BEGIN
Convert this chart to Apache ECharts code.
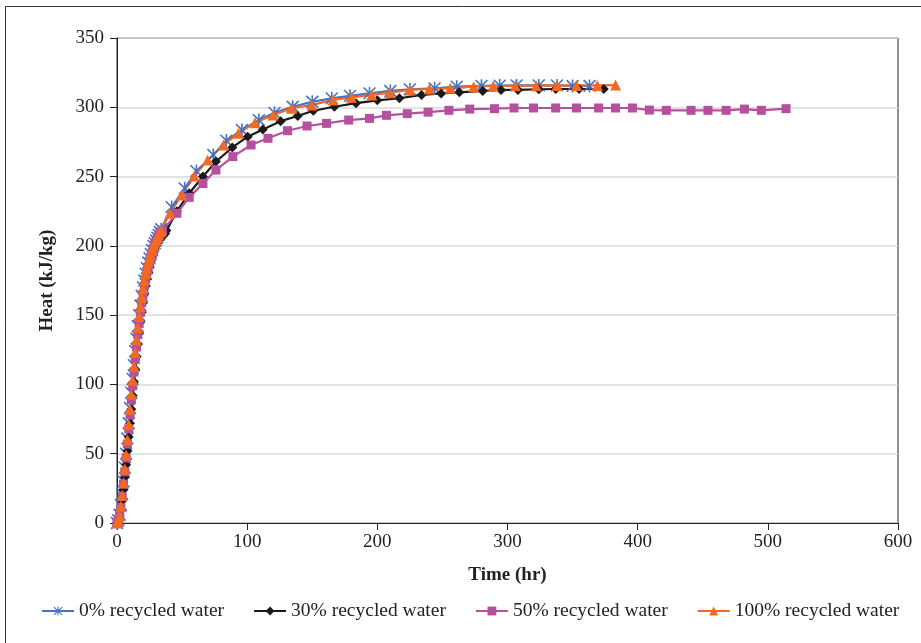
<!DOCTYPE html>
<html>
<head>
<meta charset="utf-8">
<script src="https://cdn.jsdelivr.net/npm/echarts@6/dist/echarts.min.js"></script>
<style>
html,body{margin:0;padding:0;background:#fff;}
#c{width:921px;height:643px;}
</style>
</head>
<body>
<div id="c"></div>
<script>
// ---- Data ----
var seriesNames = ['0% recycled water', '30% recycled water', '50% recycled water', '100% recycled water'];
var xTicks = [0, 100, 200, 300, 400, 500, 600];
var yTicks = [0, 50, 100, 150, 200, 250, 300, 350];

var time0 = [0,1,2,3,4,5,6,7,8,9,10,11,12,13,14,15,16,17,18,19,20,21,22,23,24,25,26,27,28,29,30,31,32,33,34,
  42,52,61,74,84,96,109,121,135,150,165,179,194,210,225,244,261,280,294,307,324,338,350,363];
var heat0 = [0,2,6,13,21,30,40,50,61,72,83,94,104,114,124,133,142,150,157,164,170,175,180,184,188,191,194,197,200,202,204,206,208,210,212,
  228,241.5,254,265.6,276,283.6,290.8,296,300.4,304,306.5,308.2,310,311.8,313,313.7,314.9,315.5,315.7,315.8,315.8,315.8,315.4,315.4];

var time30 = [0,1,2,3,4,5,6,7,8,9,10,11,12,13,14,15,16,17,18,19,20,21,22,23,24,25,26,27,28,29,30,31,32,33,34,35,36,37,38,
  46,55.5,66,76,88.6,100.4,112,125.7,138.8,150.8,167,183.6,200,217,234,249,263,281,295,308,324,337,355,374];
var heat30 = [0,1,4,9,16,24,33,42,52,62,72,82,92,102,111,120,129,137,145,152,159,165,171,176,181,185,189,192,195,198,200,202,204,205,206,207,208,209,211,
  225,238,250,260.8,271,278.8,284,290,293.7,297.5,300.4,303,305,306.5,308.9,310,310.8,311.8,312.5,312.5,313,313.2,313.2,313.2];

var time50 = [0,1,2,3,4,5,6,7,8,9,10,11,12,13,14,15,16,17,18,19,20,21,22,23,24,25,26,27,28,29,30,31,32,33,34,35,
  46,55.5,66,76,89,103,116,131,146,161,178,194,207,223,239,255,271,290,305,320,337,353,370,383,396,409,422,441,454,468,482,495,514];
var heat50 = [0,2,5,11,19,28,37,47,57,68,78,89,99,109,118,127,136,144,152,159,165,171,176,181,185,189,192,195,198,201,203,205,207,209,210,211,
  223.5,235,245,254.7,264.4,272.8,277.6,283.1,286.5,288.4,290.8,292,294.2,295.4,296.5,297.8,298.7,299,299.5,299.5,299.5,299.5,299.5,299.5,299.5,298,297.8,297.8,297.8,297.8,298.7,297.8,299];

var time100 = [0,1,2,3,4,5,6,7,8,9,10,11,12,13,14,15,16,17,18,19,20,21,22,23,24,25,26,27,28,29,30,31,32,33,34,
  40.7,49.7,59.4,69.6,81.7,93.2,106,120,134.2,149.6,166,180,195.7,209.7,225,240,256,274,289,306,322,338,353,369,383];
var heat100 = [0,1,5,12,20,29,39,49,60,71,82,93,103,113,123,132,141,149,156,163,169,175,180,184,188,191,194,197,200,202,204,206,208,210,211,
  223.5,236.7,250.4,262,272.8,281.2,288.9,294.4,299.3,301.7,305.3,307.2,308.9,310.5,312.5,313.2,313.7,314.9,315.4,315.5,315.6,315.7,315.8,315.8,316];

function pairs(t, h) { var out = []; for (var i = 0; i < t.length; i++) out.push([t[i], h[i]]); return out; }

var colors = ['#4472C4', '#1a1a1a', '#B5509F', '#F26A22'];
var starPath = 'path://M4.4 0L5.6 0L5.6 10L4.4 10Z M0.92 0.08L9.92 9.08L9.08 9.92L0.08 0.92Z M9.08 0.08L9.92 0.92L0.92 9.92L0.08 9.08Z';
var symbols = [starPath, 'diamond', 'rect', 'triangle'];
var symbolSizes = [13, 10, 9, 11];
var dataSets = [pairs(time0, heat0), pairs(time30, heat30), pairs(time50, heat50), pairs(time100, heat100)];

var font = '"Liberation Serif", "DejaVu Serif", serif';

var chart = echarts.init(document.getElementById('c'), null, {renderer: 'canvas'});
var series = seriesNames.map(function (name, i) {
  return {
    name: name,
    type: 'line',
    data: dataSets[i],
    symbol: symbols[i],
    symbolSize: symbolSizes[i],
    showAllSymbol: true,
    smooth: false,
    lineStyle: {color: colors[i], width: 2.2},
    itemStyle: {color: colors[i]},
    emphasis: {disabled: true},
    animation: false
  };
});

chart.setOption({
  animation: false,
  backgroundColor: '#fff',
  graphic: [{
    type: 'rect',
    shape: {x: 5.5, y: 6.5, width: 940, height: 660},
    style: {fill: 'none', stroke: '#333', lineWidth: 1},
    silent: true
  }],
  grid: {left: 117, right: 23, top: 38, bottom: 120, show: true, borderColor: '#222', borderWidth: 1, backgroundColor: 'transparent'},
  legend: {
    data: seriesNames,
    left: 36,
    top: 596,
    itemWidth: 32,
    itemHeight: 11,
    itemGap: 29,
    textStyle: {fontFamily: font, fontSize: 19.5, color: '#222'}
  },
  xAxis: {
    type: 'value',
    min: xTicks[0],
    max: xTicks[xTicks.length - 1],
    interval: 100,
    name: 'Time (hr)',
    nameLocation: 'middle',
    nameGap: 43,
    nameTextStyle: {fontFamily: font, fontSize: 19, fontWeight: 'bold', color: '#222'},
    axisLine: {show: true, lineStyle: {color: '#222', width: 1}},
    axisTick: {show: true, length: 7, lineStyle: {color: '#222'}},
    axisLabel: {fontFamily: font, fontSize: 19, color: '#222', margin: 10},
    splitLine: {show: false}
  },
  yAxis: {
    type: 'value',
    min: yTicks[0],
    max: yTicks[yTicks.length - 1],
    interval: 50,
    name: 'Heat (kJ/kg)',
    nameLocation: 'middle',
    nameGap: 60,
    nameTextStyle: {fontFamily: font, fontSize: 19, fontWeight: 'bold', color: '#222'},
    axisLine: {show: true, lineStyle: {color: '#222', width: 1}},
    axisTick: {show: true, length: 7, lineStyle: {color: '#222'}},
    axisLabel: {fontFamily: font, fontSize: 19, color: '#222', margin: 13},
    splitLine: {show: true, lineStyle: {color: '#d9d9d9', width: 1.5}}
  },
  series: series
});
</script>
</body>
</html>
END
Short task: Give all the lines above again, character for character, without pictures.

Answer to the task:
Convert this chart to Apache ECharts code.
<!DOCTYPE html>
<html>
<head>
<meta charset="utf-8">
<script src="https://cdn.jsdelivr.net/npm/echarts@6/dist/echarts.min.js"></script>
<style>
html,body{margin:0;padding:0;background:#fff;}
#c{width:921px;height:643px;}
</style>
</head>
<body>
<div id="c"></div>
<script>
// ---- Data ----
var seriesNames = ['0% recycled water', '30% recycled water', '50% recycled water', '100% recycled water'];
var xTicks = [0, 100, 200, 300, 400, 500, 600];
var yTicks = [0, 50, 100, 150, 200, 250, 300, 350];

var time0 = [0,1,2,3,4,5,6,7,8,9,10,11,12,13,14,15,16,17,18,19,20,21,22,23,24,25,26,27,28,29,30,31,32,33,34,
  42,52,61,74,84,96,109,121,135,150,165,179,194,210,225,244,261,280,294,307,324,338,350,363];
var heat0 = [0,2,6,13,21,30,40,50,61,72,83,94,104,114,124,133,142,150,157,164,170,175,180,184,188,191,194,197,200,202,204,206,208,210,212,
  228,241.5,254,265.6,276,283.6,290.8,296,300.4,304,306.5,308.2,310,311.8,313,313.7,314.9,315.5,315.7,315.8,315.8,315.8,315.4,315.4];

var time30 = [0,1,2,3,4,5,6,7,8,9,10,11,12,13,14,15,16,17,18,19,20,21,22,23,24,25,26,27,28,29,30,31,32,33,34,35,36,37,38,
  46,55.5,66,76,88.6,100.4,112,125.7,138.8,150.8,167,183.6,200,217,234,249,263,281,295,308,324,337,355,374];
var heat30 = [0,1,4,9,16,24,33,42,52,62,72,82,92,102,111,120,129,137,145,152,159,165,171,176,181,185,189,192,195,198,200,202,204,205,206,207,208,209,211,
  225,238,250,260.8,271,278.8,284,290,293.7,297.5,300.4,303,305,306.5,308.9,310,310.8,311.8,312.5,312.5,313,313.2,313.2,313.2];

var time50 = [0,1,2,3,4,5,6,7,8,9,10,11,12,13,14,15,16,17,18,19,20,21,22,23,24,25,26,27,28,29,30,31,32,33,34,35,
  46,55.5,66,76,89,103,116,131,146,161,178,194,207,223,239,255,271,290,305,320,337,353,370,383,396,409,422,441,454,468,482,495,514];
var heat50 = [0,2,5,11,19,28,37,47,57,68,78,89,99,109,118,127,136,144,152,159,165,171,176,181,185,189,192,195,198,201,203,205,207,209,210,211,
  223.5,235,245,254.7,264.4,272.8,277.6,283.1,286.5,288.4,290.8,292,294.2,295.4,296.5,297.8,298.7,299,299.5,299.5,299.5,299.5,299.5,299.5,299.5,298,297.8,297.8,297.8,297.8,298.7,297.8,299];

var time100 = [0,1,2,3,4,5,6,7,8,9,10,11,12,13,14,15,16,17,18,19,20,21,22,23,24,25,26,27,28,29,30,31,32,33,34,
  40.7,49.7,59.4,69.6,81.7,93.2,106,120,134.2,149.6,166,180,195.7,209.7,225,240,256,274,289,306,322,338,353,369,383];
var heat100 = [0,1,5,12,20,29,39,49,60,71,82,93,103,113,123,132,141,149,156,163,169,175,180,184,188,191,194,197,200,202,204,206,208,210,211,
  223.5,236.7,250.4,262,272.8,281.2,288.9,294.4,299.3,301.7,305.3,307.2,308.9,310.5,312.5,313.2,313.7,314.9,315.4,315.5,315.6,315.7,315.8,315.8,316];

function pairs(t, h) { var out = []; for (var i = 0; i < t.length; i++) out.push([t[i], h[i]]); return out; }

var colors = ['#4472C4', '#1a1a1a', '#B5509F', '#F26A22'];
var starPath = 'path://M4.4 0L5.6 0L5.6 10L4.4 10Z M0.92 0.08L9.92 9.08L9.08 9.92L0.08 0.92Z M9.08 0.08L9.92 0.92L0.92 9.92L0.08 9.08Z';
var symbols = [starPath, 'diamond', 'rect', 'triangle'];
var symbolSizes = [13, 10, 9, 11];
var dataSets = [pairs(time0, heat0), pairs(time30, heat30), pairs(time50, heat50), pairs(time100, heat100)];

var font = '"Liberation Serif", "DejaVu Serif", serif';

var chart = echarts.init(document.getElementById('c'), null, {renderer: 'canvas'});
var series = seriesNames.map(function (name, i) {
  return {
    name: name,
    type: 'line',
    data: dataSets[i],
    symbol: symbols[i],
    symbolSize: symbolSizes[i],
    showAllSymbol: true,
    smooth: false,
    lineStyle: {color: colors[i], width: 2.2},
    itemStyle: {color: colors[i]},
    emphasis: {disabled: true},
    animation: false
  };
});

chart.setOption({
  animation: false,
  backgroundColor: '#fff',
  graphic: [{
    type: 'rect',
    shape: {x: 5.5, y: 6.5, width: 940, height: 660},
    style: {fill: 'none', stroke: '#333', lineWidth: 1},
    silent: true
  }],
  grid: {left: 117, right: 23, top: 38, bottom: 120, show: true, borderColor: '#222', borderWidth: 1, backgroundColor: 'transparent'},
  legend: {
    data: seriesNames,
    left: 36,
    top: 596,
    itemWidth: 32,
    itemHeight: 11,
    itemGap: 29,
    textStyle: {fontFamily: font, fontSize: 19.5, color: '#222'}
  },
  xAxis: {
    type: 'value',
    min: xTicks[0],
    max: xTicks[xTicks.length - 1],
    interval: 100,
    name: 'Time (hr)',
    nameLocation: 'middle',
    nameGap: 43,
    nameTextStyle: {fontFamily: font, fontSize: 19, fontWeight: 'bold', color: '#222'},
    axisLine: {show: true, lineStyle: {color: '#222', width: 1}},
    axisTick: {show: true, length: 7, lineStyle: {color: '#222'}},
    axisLabel: {fontFamily: font, fontSize: 19, color: '#222', margin: 10},
    splitLine: {show: false}
  },
  yAxis: {
    type: 'value',
    min: yTicks[0],
    max: yTicks[yTicks.length - 1],
    interval: 50,
    name: 'Heat (kJ/kg)',
    nameLocation: 'middle',
    nameGap: 60,
    nameTextStyle: {fontFamily: font, fontSize: 19, fontWeight: 'bold', color: '#222'},
    axisLine: {show: true, lineStyle: {color: '#222', width: 1}},
    axisTick: {show: true, length: 7, lineStyle: {color: '#222'}},
    axisLabel: {fontFamily: font, fontSize: 19, color: '#222', margin: 13},
    splitLine: {show: true, lineStyle: {color: '#d9d9d9', width: 1.5}}
  },
  series: series
});
</script>
</body>
</html>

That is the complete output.